Nothing outside the lines from the one containing "What Apache ECharts" through the one containing "const unitLabel = 'FPKM';" should be copied, and no pictures either. Copy those lines exactly.

> Data
⁂

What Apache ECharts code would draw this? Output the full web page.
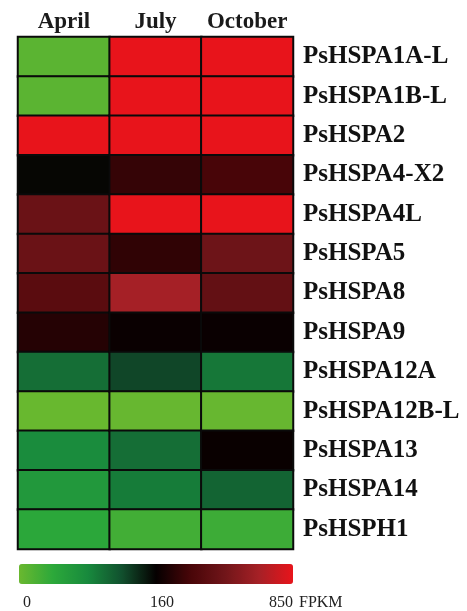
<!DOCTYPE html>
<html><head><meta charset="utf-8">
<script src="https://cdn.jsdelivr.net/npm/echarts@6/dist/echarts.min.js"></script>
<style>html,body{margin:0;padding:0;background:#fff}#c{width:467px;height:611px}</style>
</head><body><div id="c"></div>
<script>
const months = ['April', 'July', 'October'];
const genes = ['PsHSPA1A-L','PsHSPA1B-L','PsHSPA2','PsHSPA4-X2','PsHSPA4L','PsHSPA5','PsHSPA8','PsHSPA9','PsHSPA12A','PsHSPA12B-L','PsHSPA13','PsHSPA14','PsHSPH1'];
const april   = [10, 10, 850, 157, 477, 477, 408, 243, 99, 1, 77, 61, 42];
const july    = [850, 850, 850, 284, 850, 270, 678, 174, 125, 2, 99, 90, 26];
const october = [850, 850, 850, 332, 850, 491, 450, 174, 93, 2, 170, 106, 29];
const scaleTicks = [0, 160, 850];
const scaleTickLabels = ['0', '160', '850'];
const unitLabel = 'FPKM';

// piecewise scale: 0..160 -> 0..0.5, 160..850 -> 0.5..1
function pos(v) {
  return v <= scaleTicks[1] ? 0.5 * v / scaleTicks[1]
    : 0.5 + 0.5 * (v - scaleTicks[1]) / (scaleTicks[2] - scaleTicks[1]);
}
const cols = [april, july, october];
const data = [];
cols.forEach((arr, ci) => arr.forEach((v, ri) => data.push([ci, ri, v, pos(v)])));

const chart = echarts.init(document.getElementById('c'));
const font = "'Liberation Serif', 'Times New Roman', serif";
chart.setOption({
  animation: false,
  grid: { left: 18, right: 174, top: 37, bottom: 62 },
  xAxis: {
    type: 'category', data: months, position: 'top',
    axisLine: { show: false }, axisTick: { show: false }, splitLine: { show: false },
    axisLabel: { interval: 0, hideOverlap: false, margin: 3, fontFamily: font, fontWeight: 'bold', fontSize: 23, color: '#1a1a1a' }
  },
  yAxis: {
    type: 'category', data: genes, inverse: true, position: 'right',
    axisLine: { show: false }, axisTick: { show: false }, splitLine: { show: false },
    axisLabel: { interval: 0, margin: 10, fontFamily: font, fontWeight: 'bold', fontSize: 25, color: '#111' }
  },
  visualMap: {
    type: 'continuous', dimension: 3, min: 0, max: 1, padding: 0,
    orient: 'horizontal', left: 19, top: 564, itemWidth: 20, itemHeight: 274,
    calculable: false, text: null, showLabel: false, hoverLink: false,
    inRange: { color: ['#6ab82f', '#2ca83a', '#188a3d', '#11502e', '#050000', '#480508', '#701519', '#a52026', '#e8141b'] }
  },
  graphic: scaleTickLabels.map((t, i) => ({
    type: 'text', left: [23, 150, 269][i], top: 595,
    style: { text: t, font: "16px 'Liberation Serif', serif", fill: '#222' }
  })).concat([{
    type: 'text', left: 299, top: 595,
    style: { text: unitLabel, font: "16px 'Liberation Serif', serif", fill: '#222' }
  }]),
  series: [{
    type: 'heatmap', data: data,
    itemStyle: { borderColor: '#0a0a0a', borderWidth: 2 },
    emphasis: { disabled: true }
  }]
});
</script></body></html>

⁂

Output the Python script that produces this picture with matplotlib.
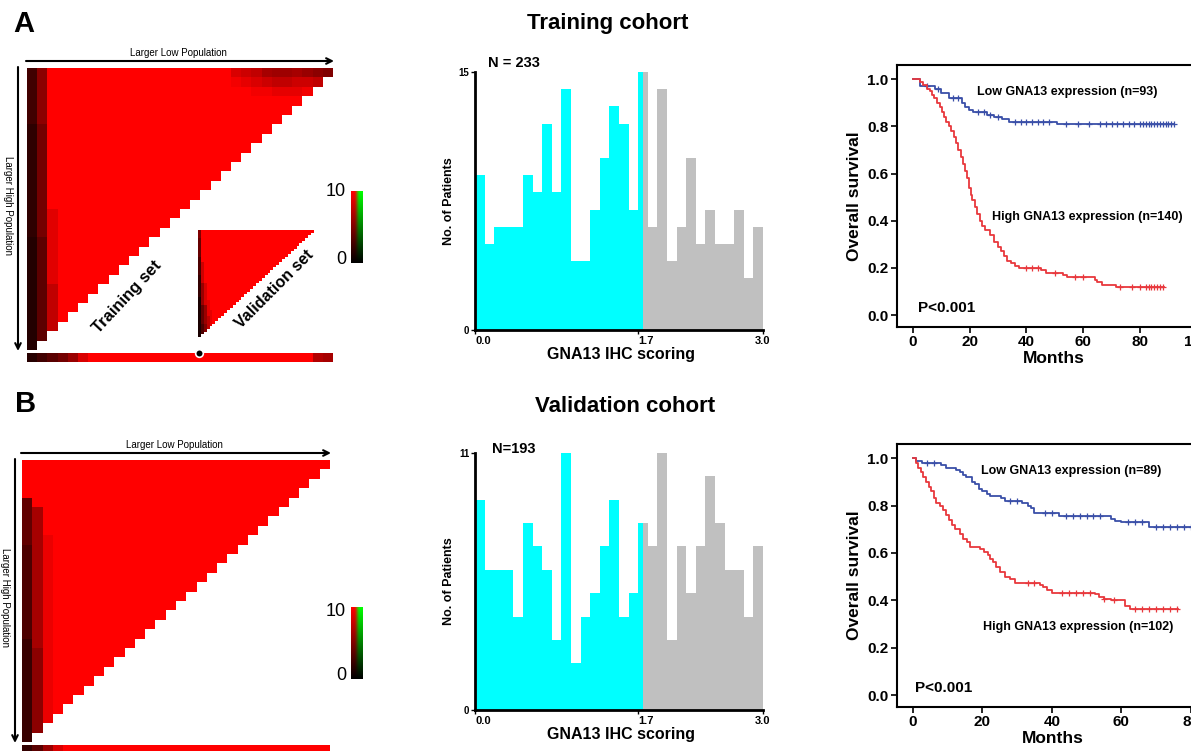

⁂

> Answer to the task
What Apache ECharts code would draw this? Output the full web page.
<!DOCTYPE html>
<html><head><meta charset="utf-8">
<script src="https://cdn.jsdelivr.net/npm/echarts@6/dist/echarts.min.js"></script>
<style>html,body{margin:0;padding:0;background:#fff}#c{width:467px;height:611px}</style>
</head><body><div id="c"></div>
<script>
const months = ['April', 'July', 'October'];
const genes = ['PsHSPA1A-L','PsHSPA1B-L','PsHSPA2','PsHSPA4-X2','PsHSPA4L','PsHSPA5','PsHSPA8','PsHSPA9','PsHSPA12A','PsHSPA12B-L','PsHSPA13','PsHSPA14','PsHSPH1'];
const april   = [10, 10, 850, 157, 477, 477, 408, 243, 99, 1, 77, 61, 42];
const july    = [850, 850, 850, 284, 850, 270, 678, 174, 125, 2, 99, 90, 26];
const october = [850, 850, 850, 332, 850, 491, 450, 174, 93, 2, 170, 106, 29];
const scaleTicks = [0, 160, 850];
const scaleTickLabels = ['0', '160', '850'];
const unitLabel = 'FPKM';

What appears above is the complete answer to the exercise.